Literasi dan pencegahan perkawinan anak dapat menjadi topik yang beriringan. Hal ini telah diupayakan untuk dilakukan, salah satunya pada saat melakukan sosialisasi Implementasi Undang-Undang Nomor 16 Tahun 2019 tentang Perkawinan, di Desa Sidosari Kabupaten Seluma, Provinsi Bengkulu. Berdasarkan data dari Dinas Pemberdayaan Perempuan Perlindungan Anak Pengendalian Penduduk dan Keluarga Berencana (DP3AP2KB) Provinsi Bengkulu (2019), Kabupaten Seluma mencatat angka tertinggi perkawinan anak di rentang usia 17-18 tahun se-Provinsi Bengkulu. Data ini kemudian disampaikan dalam sosialisasi yang diberikan oleh Nurlianti Muzni, M.I.Kom Bersama Yayasan PUPA Bengkulu dan Kementerian Hukum dan HAM Wilayah Bengkulu melalui program pemberdayaan masyarakat Badan Pembinaan Hukum Nasional (BPHN).
Acara tersebut kemudian memunculkan informasi bahwa angka perkawinan anak di Desa tersebut pernah masuk dalam kategori yang menghawatirkan. Selain karena latar belakang sosial, budaya, dan agama, faktor pendorong perkawinan anak juga disebabkan oleh minimnya pendampingan literasi oleh orang tua terhadap anak. Peserta yang dihadiri oleh PKK dan perangkat Desa bahkan ada yang mengakui mereka tertinggal jauh dalam hal penggunaan media sosial dibanding dengan anak-anak mereka yang sedang memasuki usia “puber”.

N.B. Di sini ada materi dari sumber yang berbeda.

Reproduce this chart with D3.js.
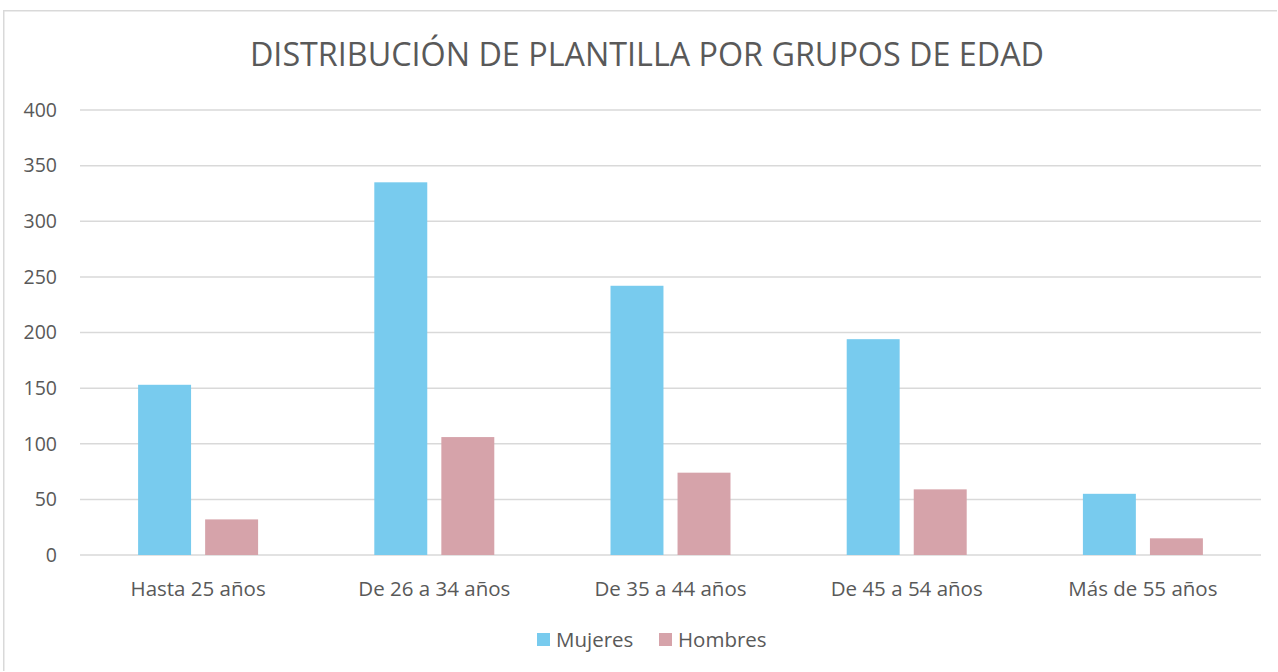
<!DOCTYPE html>
<html>
<head>
<meta charset="utf-8">
<script src="https://cdn.jsdelivr.net/npm/d3@7"></script>
<style>
  html, body { margin: 0; padding: 0; background: #fff; overflow: hidden; }
  #chart { width: 1278px; height: 672px; }
</style>
</head>
<body>
<div id="chart"></div>
<script>
// Chart data
const categories = ["Hasta 25 años", "De 26 a 34 años", "De 35 a 44 años", "De 45 a 54 años", "Más de 55 años"];
const seriesNames = ["Mujeres", "Hombres"];
const mujeres = [153, 335, 242, 194, 55];
const hombres = [32, 106, 74, 59, 15];
const yTicks = [0, 50, 100, 150, 200, 250, 300, 350, 400];
const title = "DISTRIBUCIÓN DE PLANTILLA POR GRUPOS DE EDAD";

const width = 1278, height = 672;
const margin = { top: 110, right: 17, bottom: 117, left: 80 };
const innerWidth = width - margin.left - margin.right;
const innerHeight = height - margin.top - margin.bottom;
const colors = { Mujeres: "#78cbee", Hombres: "#d6a3aa" };
const textColor = "#595959";
const fontFamily = "'Open Sans', sans-serif";

const rows = categories.map((c, i) => ({ category: c, Mujeres: mujeres[i], Hombres: hombres[i] }));

const svg = d3.select("#chart")
  .append("svg")
  .attr("width", width)
  .attr("height", height)
  .style("display", "block")
  .attr("font-family", fontFamily);

// Chart area border (only top and left edges are inside the frame)
svg.append("line")
  .attr("x1", 3.75).attr("x2", 3.75)
  .attr("y1", 10).attr("y2", height - 1)
  .attr("stroke", "#d9d9d9")
  .attr("stroke-width", 1.5);
svg.append("line")
  .attr("x1", 3).attr("x2", width - 1)
  .attr("y1", 10.75).attr("y2", 10.75)
  .attr("stroke", "#d9d9d9")
  .attr("stroke-width", 1.5);

const g = svg.append("g")
  .attr("transform", `translate(${margin.left},${margin.top})`);

const x0 = d3.scaleBand()
  .domain(categories)
  .range([0, innerWidth])
  .paddingInner(0.492)
  .paddingOuter(0.246);

const x1 = d3.scaleBand()
  .domain(seriesNames)
  .range([0, x0.bandwidth()])
  .paddingInner(0.21)
  .paddingOuter(0);

const y = d3.scaleLinear()
  .domain([0, 400])
  .range([innerHeight, 0]);

// Gridlines
g.append("g")
  .attr("class", "grid")
  .selectAll("line")
  .data(yTicks)
  .join("line")
  .attr("x1", 0)
  .attr("x2", innerWidth)
  .attr("y1", d => y(d))
  .attr("y2", d => y(d))
  .attr("stroke", "#d9d9d9")
  .attr("stroke-width", 1.5);

// Bars
g.append("g")
  .selectAll("g")
  .data(rows)
  .join("g")
  .attr("transform", d => `translate(${x0(d.category)},0)`)
  .selectAll("rect")
  .data(d => seriesNames.map(k => ({ key: k, value: d[k] })))
  .join("rect")
  .attr("x", d => x1(d.key))
  .attr("y", d => y(d.value))
  .attr("width", x1.bandwidth())
  .attr("height", d => innerHeight - y(d.value))
  .attr("fill", d => colors[d.key]);

// Y axis labels
const yAxis = d3.axisLeft(y).tickValues(yTicks).tickSize(0).tickPadding(23);
g.append("g")
  .call(yAxis)
  .attr("font-size", 19.5)
  .attr("font-family", fontFamily)
  .call(s => s.select(".domain").remove())
  .selectAll("text")
  .attr("fill", textColor);

// X axis labels
const xAxis = d3.axisBottom(x0).tickSize(0).tickPadding(26);
g.append("g")
  .attr("transform", `translate(0,${innerHeight})`)
  .call(xAxis)
  .attr("font-size", 20.5)
  .attr("font-family", fontFamily)
  .call(s => s.select(".domain").remove())
  .selectAll("text")
  .attr("fill", textColor);

// Title
svg.append("text")
  .attr("x", 647)
  .attr("y", 66)
  .attr("text-anchor", "middle")
  .attr("fill", textColor)
  .attr("font-size", 32.3)
  .text(title);

// Legend
const legend = svg.append("g")
  .attr("transform", "translate(537,633)");
const legendX = [0, 122];
seriesNames.forEach((name, i) => {
  legend.append("rect")
    .attr("x", legendX[i])
    .attr("y", 0)
    .attr("width", 13)
    .attr("height", 13)
    .attr("fill", colors[name]);
  legend.append("text")
    .attr("x", legendX[i] + 19)
    .attr("y", 14)
    .attr("fill", textColor)
    .attr("font-size", 20.5)
    .text(name);
});
</script>
</body>
</html>
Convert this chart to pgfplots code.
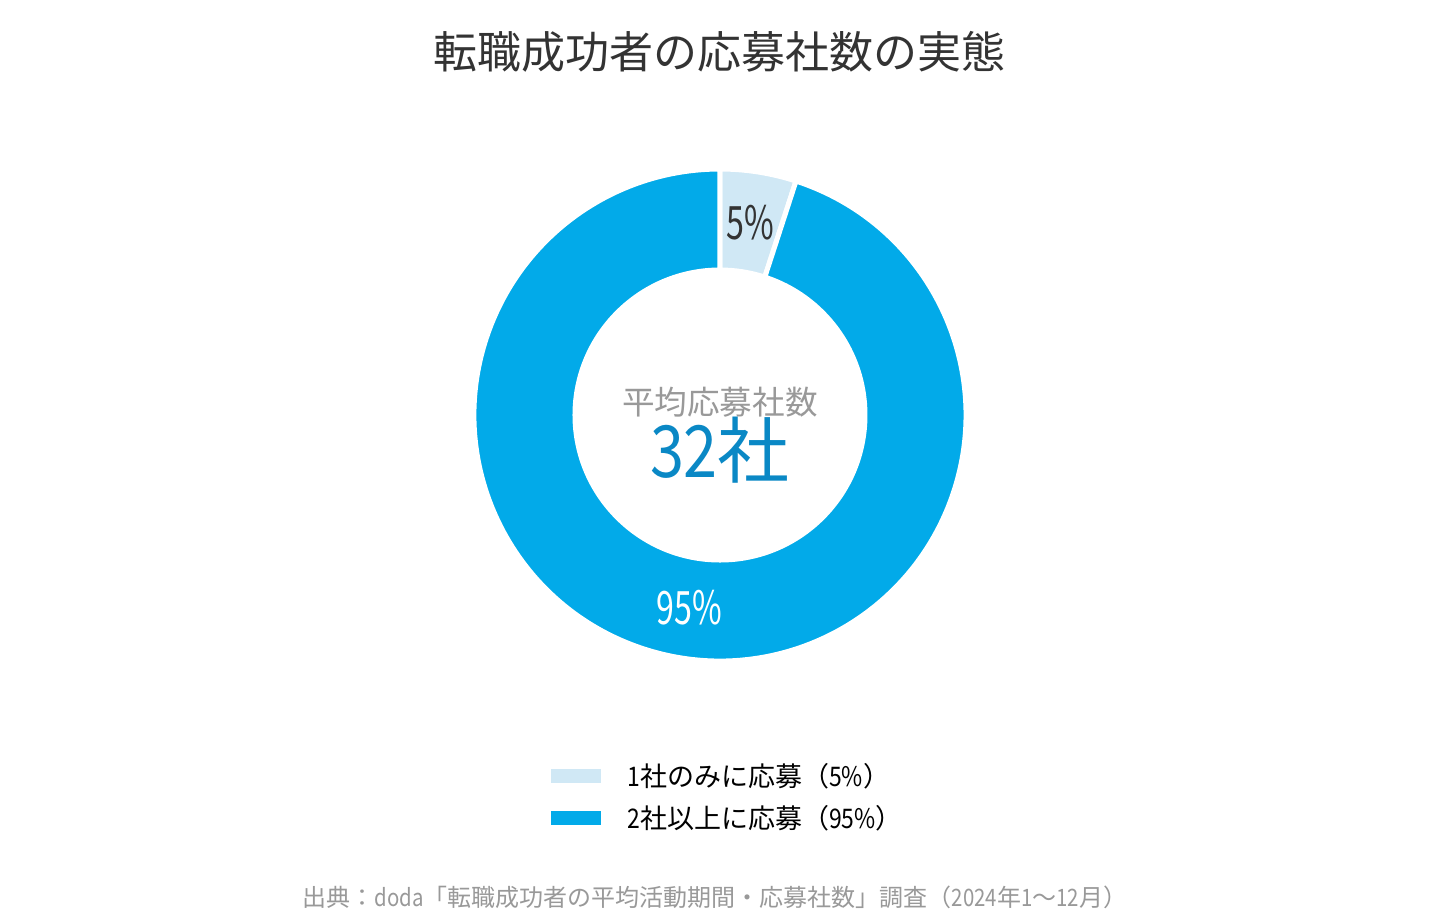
\documentclass[border=0pt]{standalone}
\usepackage{pgfplots}
\pgfplotsset{compat=1.18}
\usepackage{pgfplotstable}
\usepackage{fontspec}
\setmainfont{Noto Sans CJK JP}
\newfontfamily\numfont[FakeStretch=0.85]{Noto Sans CJK JP}
\newfontfamily\pctfont[FakeStretch=0.7]{Noto Sans CJK JP}

\definecolor{mainblue}{HTML}{02AAE9}
\definecolor{lightblue}{HTML}{D0E8F5}
\definecolor{numblue}{HTML}{0A88C5}
\definecolor{titlegray}{HTML}{333333}
\definecolor{softgray}{HTML}{999999}

% share of applicants (percent)
\pgfplotstableread{
group value
1 5
2 95
}\shares

\pgfplotstablegetelem{0}{value}\of\shares \let\va\pgfplotsretval
\pgfplotstablegetelem{1}{value}\of\shares \let\vb\pgfplotsretval
\pgfmathsetmacro\aA{90}
\pgfmathsetmacro\aB{90-3.6*\va}
\pgfmathsetmacro\aC{\aB-3.6*\vb}
\pgfmathsetmacro\mA{(\aA+\aB)/2}
\pgfmathsetmacro\mB{(\aB+\aC)/2}

\begin{document}
\begin{tikzpicture}
\path[use as bounding box, fill=white] (0,0) rectangle (720bp,460bp);
\begin{axis}[
  at={(0,0)}, anchor=origin,
  x=0.5bp, y=0.5bp,
  xmin=0, xmax=1440, ymin=0, ymax=920,
  hide axis, clip=false,
]
% donut, centre (720,505) in pixel units
\fill[lightblue, draw=white, line width=2.5bp]
  (axis cs:{720+246*cos(\aA)},{505+246*sin(\aA)}) arc[start angle=\aA, end angle=\aB, radius=123bp]
  -- (axis cs:{720+145*cos(\aB)},{505+145*sin(\aB)}) arc[start angle=\aB, end angle=\aA, radius=72.5bp] -- cycle;
\fill[mainblue, draw=white, line width=2.5bp]
  (axis cs:{720+246*cos(\aB)},{505+246*sin(\aB)}) arc[start angle=\aB, end angle=\aC, radius=123bp]
  -- (axis cs:{720+145*cos(\aC)},{505+145*sin(\aC)}) arc[start angle=\aC, end angle=\aB, radius=72.5bp] -- cycle;

\node[text=titlegray, font=\pctfont\fontsize{23bp}{26bp}\selectfont]
  at (axis cs:{720+195*cos(\mA)},{505+195*sin(\mA)}) {\va\%};
\node[text=white, font=\pctfont\fontsize{23bp}{26bp}\selectfont]
  at (axis cs:{720+195*cos(\mB)},{505+195*sin(\mB)}) {\vb\%};

% centre text
\node[text=softgray, font=\fontsize{16.3bp}{18bp}\selectfont] at (axis cs:720,518) {平均応募社数};
\node[text=numblue, font=\fontsize{36bp}{40bp}\selectfont] at (axis cs:720,470) {{\numfont 32}社};

% title
\node[text=titlegray, font=\fontsize{22bp}{26bp}\selectfont] at (axis cs:720,868) {転職成功者の応募社数の実態};

% legend
\fill[lightblue] (axis cs:551,137) rectangle (axis cs:601,151);
\fill[mainblue] (axis cs:551,95) rectangle (axis cs:601,109);
\node[anchor=west, inner sep=0pt, text=black, font=\fontsize{13.5bp}{15bp}\selectfont] at (axis cs:627,144) {{\numfont 1}社のみに応募（{\numfont 5\%}）};
\node[anchor=west, inner sep=0pt, text=black, font=\fontsize{13.5bp}{15bp}\selectfont] at (axis cs:627,102) {{\numfont 2}社以上に応募（{\numfont 95\%}）};

% source
\node[text=softgray, font=\fontsize{12bp}{14bp}\selectfont] at (axis cs:715,23) {出典：{\numfont doda}「転職成功者の平均活動期間・応募社数」調査（{\numfont 2024}年{\numfont 1}〜{\numfont 12}月）};
\end{axis}
\end{tikzpicture}
\end{document}
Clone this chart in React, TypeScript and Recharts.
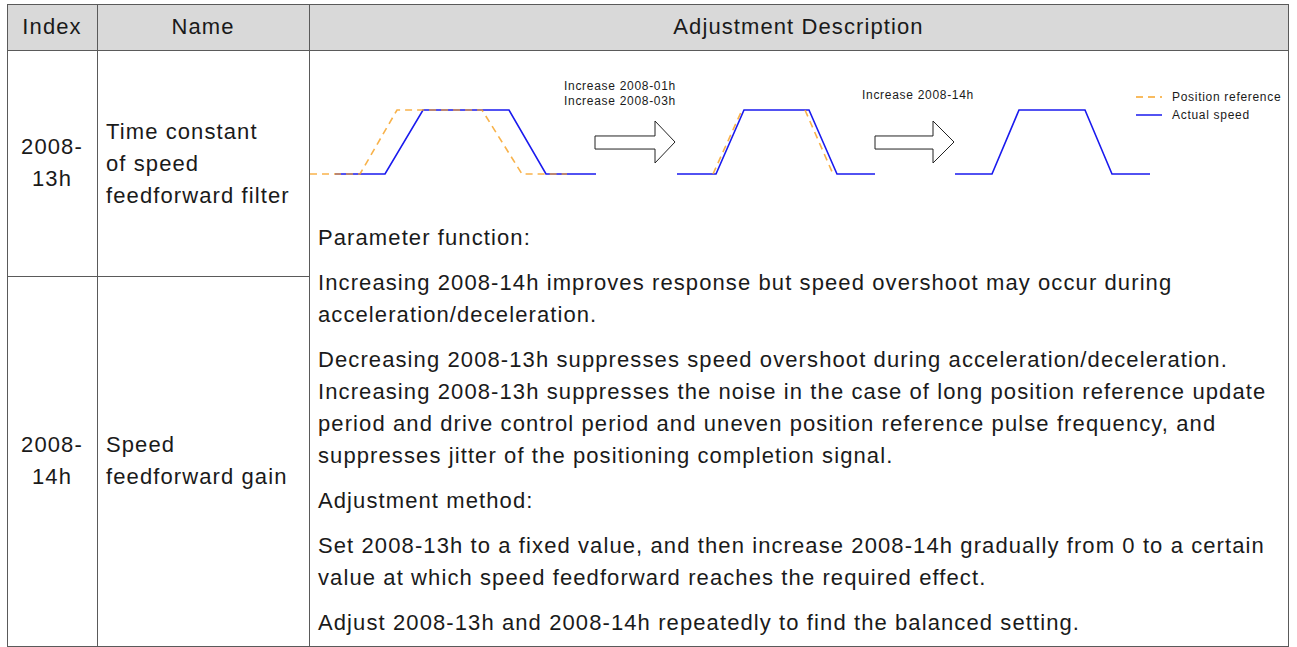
import { LineChart, Line, XAxis, YAxis, Legend } from "recharts";

// schematic time axis (ms from cell edge) and normalized speed
const REF_T = [1, 51, 88, 173, 213, 258, 300, 404, 433, 460, 496, 524];
const REF_V = [0, 0, 1, 1, 0, 0, null, 0, 1, null, 1, 0];
const SPEED_T = [26, 76, 114, 200, 237, 287, 320, 368, 407, 435, 500, 528, 566, 600, 646, 683, 710, 776, 803, 841];
const SPEED_V = [0, 0, 1, 1, 0, 0, null, 0, 0, 1, 1, 0, 0, null, 0, 0, 1, 1, 0, 0];
const ARROW_T = [286, 346, 346, 366, 346, 346, 286, 286, 420, 566, 624, 624, 645, 624, 624, 566, 566];
const ARROW_V = [0.594, 0.594, 0.828, 0.5, 0.172, 0.39, 0.39, 0.594, null, 0.594, 0.594, 0.828, 0.5, 0.172, 0.39, 0.39, 0.594];

const HEADERS = ["Index", "Name", "Adjustment Description"];
const INDEX_1 = ["2008-", "13h"];
const NAME_1 = ["Time constant", "of speed", "feedforward filter"];
const INDEX_2 = ["2008-", "14h"];
const NAME_2 = ["Speed", "feedforward gain"];
const NOTE_1 = ["Increase 2008-01h", "Increase 2008-03h"];
const NOTE_2 = ["Increase 2008-14h"];

const PARAGRAPHS = [
  ["Parameter function:"],
  ["Increasing 2008-14h improves response but speed overshoot may occur during", "acceleration/deceleration."],
  [
    "Decreasing 2008-13h suppresses speed overshoot during acceleration/deceleration.",
    "Increasing 2008-13h suppresses the noise in the case of long position reference update",
    "period and drive control period and uneven position reference pulse frequency, and",
    "suppresses jitter of the positioning completion signal.",
  ],
  ["Adjustment method:"],
  [
    "Set 2008-13h to a fixed value, and then increase 2008-14h gradually from 0 to a certain",
    "value at which speed feedforward reaches the required effect.",
  ],
  ["Adjust 2008-13h and 2008-14h repeatedly to find the balanced setting."],
];

const SERIES = [
  { name: "Position reference", color: "#f7a52a", dash: "7 5" },
  { name: "Actual speed", color: "#1a1aee", dash: "" },
];

const zip = (t: number[], v: (number | null)[]) => t.map((x, i) => ({ t: x, v: v[i] }));
const refData = zip(REF_T, REF_V);
const speedData = zip(SPEED_T, SPEED_V);
const arrowData = zip(ARROW_T, ARROW_V);

const FONT = '"Liberation Sans", Arial, sans-serif';
const TEXT = "#1a1a1a";
const BORDER = "#5a5a5a";

const hLine = (x1: number, x2: number, y: number) => (
  <div style={{ position: "absolute", left: x1, top: y, width: x2 - x1 + 1, height: 1, background: BORDER }} />
);
const vLine = (x: number, y1: number, y2: number) => (
  <div style={{ position: "absolute", left: x, top: y1, width: 1, height: y2 - y1 + 1, background: BORDER }} />
);

function Lines({ lines, left, top, width, center }: { lines: string[]; left: number; top: number; width?: number; center?: boolean }) {
  return (
    <div style={{ position: "absolute", left, top, width, textAlign: center ? "center" : "left" }}>
      {lines.map((l) => (
        <div key={l} style={{ height: 32, lineHeight: "32px", whiteSpace: "nowrap" }}>{l}</div>
      ))}
    </div>
  );
}

function renderLegend() {
  return (
    <div style={{ fontFamily: FONT, fontSize: 12, letterSpacing: 0.7, color: TEXT }}>
      {SERIES.map((s) => (
        <div key={s.name} style={{ display: "flex", alignItems: "center", height: 18 }}>
          <svg width={36} height={18}>
            <line x1={0} x2={26} y1={9} y2={9} stroke={s.color} strokeWidth={1.5} strokeDasharray={s.dash || undefined} />
          </svg>
          <span>{s.name}</span>
        </div>
      ))}
    </div>
  );
}

export default function App() {
  return (
    <div style={{ position: "absolute", left: 0, top: 0, width: 1297, height: 647, fontFamily: FONT, color: TEXT, fontSize: 22, letterSpacing: 1.1, background: "#fff", overflow: "hidden" }}>
      <div style={{ position: "absolute", left: 7, top: 4, width: 1281, height: 46, background: "#d9d9d9" }} />
      {hLine(7, 1288, 4)}
      {hLine(7, 1288, 50)}
      {hLine(7, 309, 276)}
      {hLine(7, 1288, 646)}
      {vLine(7, 4, 646)}
      {vLine(97, 4, 646)}
      {vLine(309, 4, 646)}
      {vLine(1288, 4, 646)}

      <Lines lines={[HEADERS[0]]} left={7} top={11} width={90} center />
      <Lines lines={[HEADERS[1]]} left={97} top={11} width={212} center />
      <Lines lines={[HEADERS[2]]} left={309} top={11} width={979} center />

      <Lines lines={INDEX_1} left={7} top={131} width={90} center />
      <Lines lines={NAME_1} left={106} top={116} />
      <Lines lines={INDEX_2} left={7} top={429} width={90} center />
      <Lines lines={NAME_2} left={106} top={429} />

      <div style={{ position: "absolute", left: 309, top: 51 }}>
        <LineChart width={979} height={170} margin={{ top: 0, right: 0, bottom: 0, left: 0 }}>
          <XAxis type="number" dataKey="t" domain={[0, 979]} allowDataOverflow hide />
          <YAxis type="number" domain={[-0.734375, 1.921875]} allowDataOverflow hide />
          <Legend layout="vertical" align="center" verticalAlign="middle" content={renderLegend} wrapperStyle={{ position: "absolute", left: 827, top: 37, width: 160, bottom: "auto", right: "auto" }} />
          <Line data={speedData} dataKey="v" name="Actual speed" stroke={SERIES[1].color} strokeWidth={1.6} dot={false} activeDot={false} isAnimationActive={false} />
          <Line data={refData} dataKey="v" name="Position reference" stroke={SERIES[0].color} strokeOpacity={0.85} strokeWidth={1.6} strokeDasharray={SERIES[0].dash} dot={false} activeDot={false} isAnimationActive={false} />
          <Line data={arrowData} dataKey="v" name="arrow" legendType="none" stroke="#222" strokeWidth={1} strokeLinejoin="miter" dot={false} activeDot={false} isAnimationActive={false} />
        </LineChart>
      </div>

      <div style={{ position: "absolute", left: 564, top: 79, fontSize: 12, letterSpacing: 0.7, lineHeight: "15px" }}>
        {NOTE_1.map((n) => <div key={n}>{n}</div>)}
      </div>
      <div style={{ position: "absolute", left: 862, top: 88, fontSize: 12, letterSpacing: 0.7, lineHeight: "15px" }}>
        {NOTE_2.map((n) => <div key={n}>{n}</div>)}
      </div>

      <div style={{ position: "absolute", left: 318, top: 222 }}>
        {PARAGRAPHS.map((p, i) => (
          <div key={i} style={{ marginTop: i === 0 ? 0 : 13 }}>
            {p.map((l) => (
              <div key={l} style={{ height: 32, lineHeight: "32px", whiteSpace: "nowrap" }}>{l}</div>
            ))}
          </div>
        ))}
      </div>
    </div>
  );
}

Perspektif komunikasi dan literasi media digital merupakan hal yang urgen untuk dimasukkan dalam kegiatan serupa, untuk mengingatkan bahwa informasi apapun akan semakin mudah dijangkau oleh anak-anak. Termasuk informasi yang mendorong mereka untuk melakukan hubungan menyimpang pada perkawinan usia anak.